I prefer to have separate trackers for memory
and time
. I think time
has to be tracked by default (as currently is) and could be added to the plots in the form o a legend (text). On the other hand, memory
could be optionally selected and plotted.
You are right. Computing time will add few extra processing efforts in the framework. On the other hand, calculating the total memory used by the models is costly when done at possibly small time intervals. My bad!
Following your recommendations, would the time measurements be reported for each model (considering multiple time intervals) without needing to specify this metric in the Evaluator?
Thanks again for the fast responses @jacobmontiel!
@smastelini , I am currently working on a refactoring of the evaluator and visualizer which will impact this issue.
We will add a buffer object to share data between evaluators and visualizer(s). Additionally, this should help reduce the amount of code by providing a generic way to share data. I expect to have the change ready in the next couple of days.
Very nice @jacobmontiel! Currently I have the time and memory measurements under "alpha" tests. I plan to integrate these new features soon as a PR.
I will wait for the mentioned refactoring and integrate my changes, as well as, prepare tests and documentation for the new features. After that I will proceed with the PR.
Hello @smastelini
The new buffer structure is in place. You will see changes in the evaluators and visualizer (for the good I hope) which could be confusing at first. Let me know if you have questions.
Hi @jacobmontiel,
I've implemented the running time and memory accounting methods (considering the points discussed in #56) and their corresponding tests. Currently, I'm "struggling" to integrate those new metrics in the plots.
The running time is divided in training, testing, and total running. Memory is represented by a single value per model. In think those metrics do not fit the (current, mean) paradigm, as the other measures. Hence, they should be reported differently.
My question is about how handling the _update_annotations
method and possibly multiple legends. Could you provide me some guidelines of how to implement those changes while maintaining the original intended structure of evaluation_visualizer.py?

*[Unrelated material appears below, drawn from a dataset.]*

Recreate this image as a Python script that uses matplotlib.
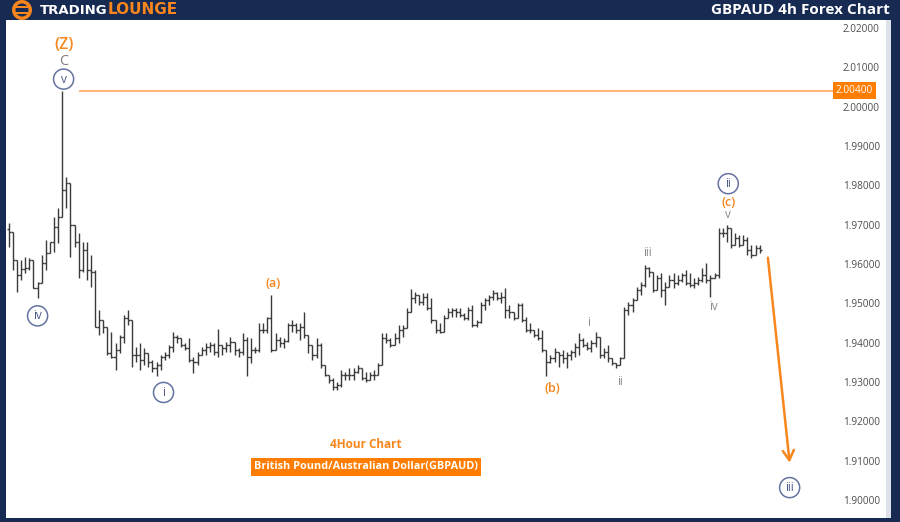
import matplotlib
matplotlib.use('Agg')
import matplotlib.pyplot as plt
from matplotlib.patches import Rectangle, Ellipse

NAVY = '#172a52'
ORANGE = '#f7861c'
BAR_COLOR = '#3a3a3a'
GRAY_LABEL = '#8c8c8c'
CIRCLE_EDGE = '#6473a0'
CIRCLE_TEXT = '#4b5a88'

# GBPAUD 4h bars
highs = [1.9705, 1.9682, 1.9611, 1.9611, 1.9618, 1.9616, 1.9611, 1.9555, 1.9623, 1.9661,
         1.9656, 1.9720, 1.9743, 2.0040, 1.9821, 1.9806, 1.9679, 1.9679, 1.9656, 1.9656,
         1.9623, 1.9585, 1.9483, 1.9453, 1.9440, 1.9428, 1.9400, 1.9420, 1.9471, 1.9483,
         1.9458, 1.9390, 1.9400, 1.9387, 1.9374, 1.9357, 1.9352, 1.9369, 1.9377, 1.9395,
         1.9428, 1.9420, 1.9412, 1.9400, 1.9412, 1.9364, 1.9377, 1.9390, 1.9400, 1.9402,
         1.9400, 1.9435, 1.9395, 1.9402, 1.9415, 1.9400, 1.9387, 1.9425, 1.9415, 1.9412,
         1.9390, 1.9450, 1.9450, 1.9466, 1.9522, 1.9425, 1.9415, 1.9412, 1.9450, 1.9458,
         1.9450, 1.9450, 1.9478, 1.9407, 1.9387, 1.9412, 1.9400, 1.9344, 1.9319, 1.9311,
         1.9301, 1.9331, 1.9326, 1.9336, 1.9336, 1.9344, 1.9336, 1.9326, 1.9326, 1.9331,
         1.9349, 1.9425, 1.9425, 1.9412, 1.9425, 1.9445, 1.9445, 1.9488, 1.9537, 1.9529,
         1.9522, 1.9527, 1.9527, 1.9514, 1.9453, 1.9450, 1.9471, 1.9488, 1.9488, 1.9488,
         1.9488, 1.9476, 1.9491, 1.9496, 1.9458, 1.9504, 1.9514, 1.9522, 1.9534, 1.9529,
         1.9529, 1.9539, 1.9496, 1.9478, 1.9501, 1.9501, 1.9466, 1.9450, 1.9433, 1.9438,
         1.9433, 1.9377, 1.9369, 1.9387, 1.9377, 1.9382, 1.9377, 1.9382, 1.9400, 1.9425,
         1.9412, 1.9402, 1.9407, 1.9428, 1.9415, 1.9387, 1.9395, 1.9362, 1.9349, 1.9364,
         1.9491, 1.9504, 1.9514, 1.9542, 1.9555, 1.9598, 1.9593, 1.9578, 1.9573, 1.9578,
         1.9555, 1.9573, 1.9578, 1.9573, 1.9578, 1.9585, 1.9578, 1.9565, 1.9567, 1.9590,
         1.9603, 1.9573, 1.9578, 1.9692, 1.9692, 1.9700, 1.9687, 1.9679, 1.9674, 1.9674,
         1.9669, 1.9649, 1.9649, 1.9649]
lows = [1.9644, 1.9585, 1.9529, 1.9560, 1.9578, 1.9585, 1.9539, 1.9514, 1.9552, 1.9585,
        1.9628, 1.9631, 1.9654, 1.9720, 1.9743, 1.9618, 1.9644, 1.9565, 1.9580, 1.9560,
        1.9542, 1.9440, 1.9420, 1.9425, 1.9369, 1.9362, 1.9331, 1.9374, 1.9400, 1.9445,
        1.9339, 1.9352, 1.9331, 1.9344, 1.9339, 1.9326, 1.9314, 1.9331, 1.9357, 1.9362,
        1.9377, 1.9400, 1.9390, 1.9382, 1.9352, 1.9324, 1.9344, 1.9369, 1.9369, 1.9377,
        1.9369, 1.9364, 1.9369, 1.9377, 1.9377, 1.9369, 1.9364, 1.9369, 1.9314, 1.9349,
        1.9374, 1.9377, 1.9425, 1.9425, 1.9377, 1.9382, 1.9390, 1.9387, 1.9402, 1.9428,
        1.9425, 1.9407, 1.9412, 1.9374, 1.9357, 1.9362, 1.9336, 1.9314, 1.9298, 1.9280,
        1.9280, 1.9288, 1.9306, 1.9306, 1.9306, 1.9324, 1.9306, 1.9301, 1.9306, 1.9306,
        1.9319, 1.9344, 1.9400, 1.9390, 1.9402, 1.9400, 1.9415, 1.9440, 1.9483, 1.9501,
        1.9496, 1.9496, 1.9483, 1.9450, 1.9425, 1.9425, 1.9433, 1.9463, 1.9466, 1.9466,
        1.9466, 1.9458, 1.9458, 1.9440, 1.9440, 1.9450, 1.9483, 1.9496, 1.9509, 1.9509,
        1.9501, 1.9463, 1.9463, 1.9458, 1.9471, 1.9453, 1.9428, 1.9425, 1.9415, 1.9407,
        1.9377, 1.9314, 1.9349, 1.9352, 1.9339, 1.9349, 1.9336, 1.9357, 1.9364, 1.9369,
        1.9390, 1.9382, 1.9377, 1.9390, 1.9362, 1.9362, 1.9352, 1.9344, 1.9336, 1.9357,
        1.9362, 1.9471, 1.9478, 1.9514, 1.9522, 1.9542, 1.9567, 1.9529, 1.9555, 1.9517,
        1.9496, 1.9542, 1.9539, 1.9547, 1.9555, 1.9547, 1.9542, 1.9539, 1.9547, 1.9555,
        1.9552, 1.9517, 1.9565, 1.9565, 1.9669, 1.9656, 1.9641, 1.9649, 1.9644, 1.9649,
        1.9623, 1.9616, 1.9631, 1.9628]
closes = [1.9682, 1.9611, 1.9573, 1.9588, 1.9590, 1.9611, 1.9539, 1.9552, 1.9603, 1.9628,
          1.9656, 1.9694, 1.9720, 1.9788, 1.9806, 1.9700, 1.9656, 1.9585, 1.9636, 1.9585,
          1.9580, 1.9440, 1.9458, 1.9440, 1.9374, 1.9364, 1.9382, 1.9415, 1.9463, 1.9458,
          1.9369, 1.9369, 1.9357, 1.9374, 1.9352, 1.9336, 1.9344, 1.9364, 1.9369, 1.9390,
          1.9415, 1.9412, 1.9395, 1.9387, 1.9357, 1.9352, 1.9369, 1.9382, 1.9390, 1.9395,
          1.9377, 1.9395, 1.9387, 1.9395, 1.9402, 1.9382, 1.9377, 1.9407, 1.9364, 1.9382,
          1.9382, 1.9433, 1.9433, 1.9463, 1.9382, 1.9407, 1.9400, 1.9405, 1.9445, 1.9445,
          1.9433, 1.9440, 1.9420, 1.9395, 1.9369, 1.9395, 1.9344, 1.9319, 1.9306, 1.9286,
          1.9293, 1.9319, 1.9319, 1.9319, 1.9326, 1.9336, 1.9311, 1.9306, 1.9319, 1.9319,
          1.9344, 1.9412, 1.9407, 1.9395, 1.9412, 1.9433, 1.9438, 1.9478, 1.9514, 1.9522,
          1.9504, 1.9517, 1.9488, 1.9458, 1.9433, 1.9428, 1.9463, 1.9478, 1.9483, 1.9478,
          1.9471, 1.9463, 1.9483, 1.9445, 1.9453, 1.9496, 1.9509, 1.9517, 1.9527, 1.9514,
          1.9517, 1.9483, 1.9478, 1.9463, 1.9496, 1.9458, 1.9433, 1.9433, 1.9420, 1.9412,
          1.9382, 1.9352, 1.9362, 1.9377, 1.9369, 1.9362, 1.9369, 1.9377, 1.9390, 1.9407,
          1.9395, 1.9387, 1.9400, 1.9415, 1.9369, 1.9377, 1.9362, 1.9349, 1.9344, 1.9362,
          1.9483, 1.9496, 1.9509, 1.9534, 1.9547, 1.9590, 1.9580, 1.9534, 1.9565, 1.9534,
          1.9542, 1.9560, 1.9552, 1.9560, 1.9573, 1.9552, 1.9547, 1.9552, 1.9560, 1.9573,
          1.9560, 1.9565, 1.9573, 1.9679, 1.9679, 1.9692, 1.9649, 1.9666, 1.9649, 1.9661,
          1.9636, 1.9623, 1.9641, 1.9636]
first_open = 1.9690
opens = [first_open] + closes[:-1]

peak_level = 2.0040
peak_bar = 13
y_ticks = [1.90, 1.91, 1.92, 1.93, 1.94, 1.95, 1.96, 1.97, 1.98, 1.99, 2.00, 2.01, 2.02]

# projected wave (iii) leg: (bar index, price)
proj_start = (185.0, 1.9616)
proj_end = (190.3, 1.9095)

# (text, bar, side, offset pt, dx pt, style)
wave_labels = [
    ('(Z)', 13, 'high', 33, 1, 'orange_big'),
    ('C', 13, 'high', 21.5, 1, 'gray_big'),
    ('v', 13, 'high', 8.5, 1, 'circle'),
    ('iv', 7, 'low', 13, 0, 'circle'),
    ('i', 36, 'low', 11.5, 5, 'circle'),
    ('(a)', 64, 'high', 8, 1, 'orange'),
    ('(b)', 131, 'low', 8.5, 4, 'orange'),
    ('i', 141, 'high', 14, 1, 'gray'),
    ('ii', 148, 'low', 10, 3, 'gray'),
    ('iii', 155, 'high', 8.5, 2, 'gray'),
    ('iv', 171, 'low', 7, 2, 'gray'),
    ('v', 175, 'high', 7, 1, 'gray'),
    ('(c)', 175, 'high', 16, 1, 'orange'),
    ('ii', 175, 'high', 29.5, 1, 'circle'),
]

W, H = 900, 522
fig = plt.figure(figsize=(W / 100, H / 100), dpi=100)
fig.patch.set_facecolor(NAVY)

# white chart panel + grey strip at the right
fig.patches.append(Rectangle((6 / W, 4 / H), 880 / W, 498 / H, transform=fig.transFigure,
                             facecolor='white', edgecolor='none', zorder=-2))
fig.patches.append(Rectangle((886 / W, 4 / H), 5 / W, 498 / H, transform=fig.transFigure,
                             facecolor='#dde1ea', edgecolor='none', zorder=-2))

ax = fig.add_axes([6 / W, 4 / H, 830 / W, 498 / H])
ax.set_zorder(3)
ax.set_facecolor('none')
for s in ax.spines.values():
    s.set_visible(False)

n = len(closes)
idx = list(range(n))
bar_top = [max(h, o) for h, o in zip(highs, opens)]
bar_bot = [min(l, o) for l, o in zip(lows, opens)]
ax.vlines(idx, bar_bot, bar_top, color=BAR_COLOR, lw=1.0)
ax.hlines(opens, [i - 0.5 for i in idx], idx, color=BAR_COLOR, lw=1.0)
ax.hlines(closes, idx, [i + 0.5 for i in idx], color=BAR_COLOR, lw=1.0)

ax.set_xlim(-0.7, 201.6)
ax.set_ylim(1.89542, 2.02203)

ax.set_xticks([])
ax.yaxis.tick_right()
ax.set_yticks(y_ticks)
ax.set_yticklabels(['{:.5f}'.format(v) for v in y_ticks])
ax.tick_params(axis='y', length=0, pad=5, labelsize=7.2, labelcolor='#4d4d4d')
for lab in ax.get_yticklabels():
    lab.set_fontfamily('Open Sans')

# peak level line and price tag
ax.hlines(peak_level, peak_bar + 4, 201.6, color='#ffa04f', lw=1.1)
ax.annotate('{:.5f}'.format(peak_level), xy=(1.0, peak_level), xycoords=('axes fraction', 'data'),
            xytext=(0, 0), textcoords='offset points', ha='left', va='center',
            fontsize=7.3, color='white', family='Open Sans', annotation_clip=False,
            bbox=dict(boxstyle='square,pad=0.3', fc='#ff7d00', ec='none'))

# projection arrow
ax.annotate('', xy=proj_end, xytext=proj_start,
            arrowprops=dict(arrowstyle='->,head_length=0.7,head_width=0.4',
                            color=ORANGE, lw=1.8, shrinkA=0, shrinkB=0),
            annotation_clip=False)

circle_style = dict(fontsize=8.5, color=CIRCLE_TEXT,
                    bbox=dict(boxstyle='circle,pad=0.3', fc='white', ec=CIRCLE_EDGE, lw=1.1))
ax.annotate('iii', xy=proj_end, xytext=(0, -18), textcoords='offset points',
            ha='center', va='center', family='Open Sans', annotation_clip=False,
            **circle_style)

styles = {
    'orange_big': dict(fontsize=11.5, color=ORANGE, fontweight='semibold'),
    'gray_big': dict(fontsize=10.5, color='#7d7d7d'),
    'orange': dict(fontsize=9, color=ORANGE, fontweight='semibold'),
    'gray': dict(fontsize=8.5, color=GRAY_LABEL),
    'circle': circle_style,
}
for text, b, side, off, dx, st in wave_labels:
    y = highs[b] if side == 'high' else lows[b]
    dy = off if side == 'high' else -off
    ax.annotate(text, xy=(b, y), xytext=(dx, dy), textcoords='offset points',
                ha='center', va='center', family='Open Sans', annotation_clip=False,
                **styles[st])

# chart captions
fig.text(366 / W, 1 - 444 / H, '4Hour Chart', ha='center', va='center', fontsize=8.5,
         color=ORANGE, fontweight='bold', family='Open Sans')
fig.text(366 / W, 1 - 467 / H, 'British Pound/Australian Dollar(GBPAUD)', ha='center',
         va='center', fontsize=7.8, color='white', fontweight='bold', family='Open Sans',
         bbox=dict(boxstyle='square,pad=0.3', fc='#ff7d00', ec='none'))

# header: logo and title
fig.patches.append(Ellipse((22 / W, 1 - 10 / H), 20 / W, 20 / H, transform=fig.transFigure,
                           facecolor='#f7861c', edgecolor='none'))
fig.patches.append(Ellipse((22 / W, 1 - 10 / H), 13 / W, 13 / H, transform=fig.transFigure,
                           facecolor=NAVY, edgecolor='none'))
for yy in (7, 13):
    fig.patches.append(Rectangle((15 / W, 1 - (yy + 1.2) / H), 14 / W, 2.4 / H,
                                 transform=fig.transFigure, facecolor='#f7861c', edgecolor='none'))
fig.text(40 / W, 1 - 10 / H, 'TRADING', ha='left', va='center', fontsize=9.5,
         color='white', fontweight='bold', family='DejaVu Sans')
fig.text(108 / W, 1 - 10 / H, 'LOUNGE', ha='left', va='center', fontsize=11,
         color=ORANGE, fontweight='bold', family='DejaVu Sans')
fig.text(890 / W, 1 - 10 / H, 'GBPAUD 4h Forex Chart', ha='right', va='center',
         fontsize=11, color='white', fontweight='bold', family='Open Sans')

fig.savefig('out.png', dpi=100, facecolor=fig.get_facecolor())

Thanks in advance for your help!
Hello @smastelini ,
I agree that time and memory are special cases with respect to default current/mean measurements:
I have been thinking about this and considering the current layout I have this proposal:
| Figure Title |
|-----------------------------|
|---------------|-------------|
| Subplot 1 | Metrics 1 |
|---------------|-------------|
| Subplot n | Metrics n |
|---------------|-------------|
|-----------------------------|
| Time: Train Test Total |
| Memory:M1 M2 Mm |
| Figure Legend |
This would only apply to the default visualizer, as new visualizer are added they should provide their own layout.
My only concern is if the user sets the evaluator with multiple plots and multiple models (+3) which could result in visual clutter. But for a normal" setup should work. Comments?
As a comment, the new data buffer is intended to be generic and support different types of data. For example, you can check the true_vs_predicted
and data_points
portions that are cases that do not follow the current/mean paradigm.
Let me know what you think.
Hi @jacobmontiel,
I think that your solution might be the best one for generality. As the time and memory measurements are reported in the csv
output, I agree that just showing the current measurements as text in the plots should be enough. Detailed analysis could be performed using the generated log.
I will adapt the visualizer to show textual information of those metrics following the proposed layout. As soon as those changes were done, I'll let you know!
Thanks for the suggestions.
The running time should be included as an evaluation metric. It is already being logged for the overall process, but it would be nice to get a plot over time. It could also be interesting to split into training time / testing time.